The Path to Profitability
The sharp reduction in losses is attributed to a combination of aggressive revenue growth and optimized marketing spend. After a slight dip in FY24, mCaffeine’s parent company, PEP Brands, reported a massive scale-up in the last fiscal year.
- Revenue Milestone: The group exited FY25 with a gross revenue run rate (ARR) of ₹1,000 crore.
- Brand Contributions: While mCaffeine remains the flagship brand with a gross revenue of approximately ₹700 crore, its younger sibling, Hyphen (co-founded with Kriti Sanon), contributed a significant ₹300 crore to the topline.
- Operational Efficiency: Co-founder and CEO Tarun Sharma confirmed that the house of brands became cash flow positive and operationally profitable in the second half of FY25.
Key Financial Highlights (FY25 vs. FY24)
| Metric | FY24 (Actual) | FY25 (Reported/Est.) | Change |
| Net Loss | ₹85.4 Cr | ₹17.6 Cr | ↓ 81% |
| Gross Revenue (ARR) | ~₹200 Cr | ₹1,000 Cr | ↑ 400% |
| Marketing Spend | ₹106.1 Cr | Optimized | — |
| Status | EBITDA Negative | Cash Flow Positive | — |
Strategic Shift: Offline and Multibrand
mCaffeine’s recovery follows a strategic shift from a purely digital-first approach to a robust omnichannel presence.
- Offline Expansion: The brand is now available in over 30,000 offline retail stores across India, serving more than 19,000 PIN codes.
- Global Reach: mCaffeine has expanded its footprint to 21 countries, reducing its dependence on the competitive Indian e-commerce landscape.
- Synergy: By operating as a “house of brands,” the company has been able to use the mature cash flows from mCaffeine to fund the growth of Hyphen, achieving group-level stability.
Future Outlook: IPO by 2028-29
With a strengthened balance sheet and a clear path to sustained profitability, PEP Brands is now eyeing the public markets. The company expects to close FY26 with a ₹1,300 crore topline.
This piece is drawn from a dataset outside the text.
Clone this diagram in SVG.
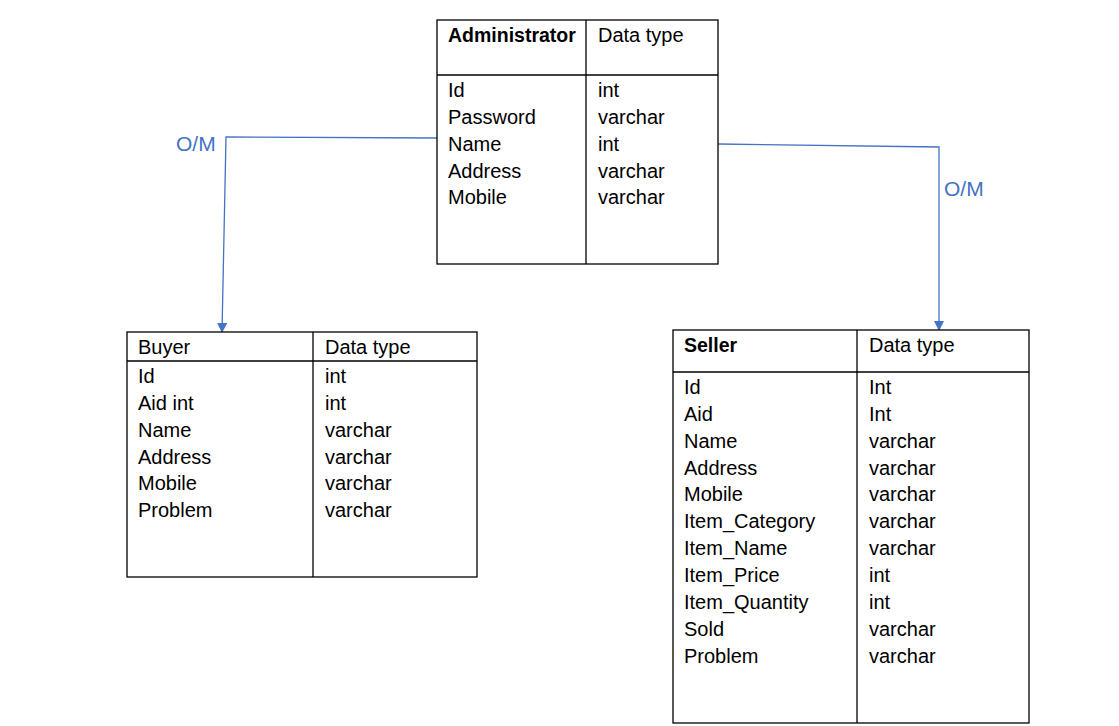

Sharma noted that if the current growth rate of 30-35% is sustained, the company aims for a stock market listing within the next 3 to 4 years.
The successful turnaround provides a significant boost to its investors, including Amicus Capital, RPSG Capital Ventures, and Paragon Partners, especially after the funding “winter” that saw many D2C peers struggle with mounting losses.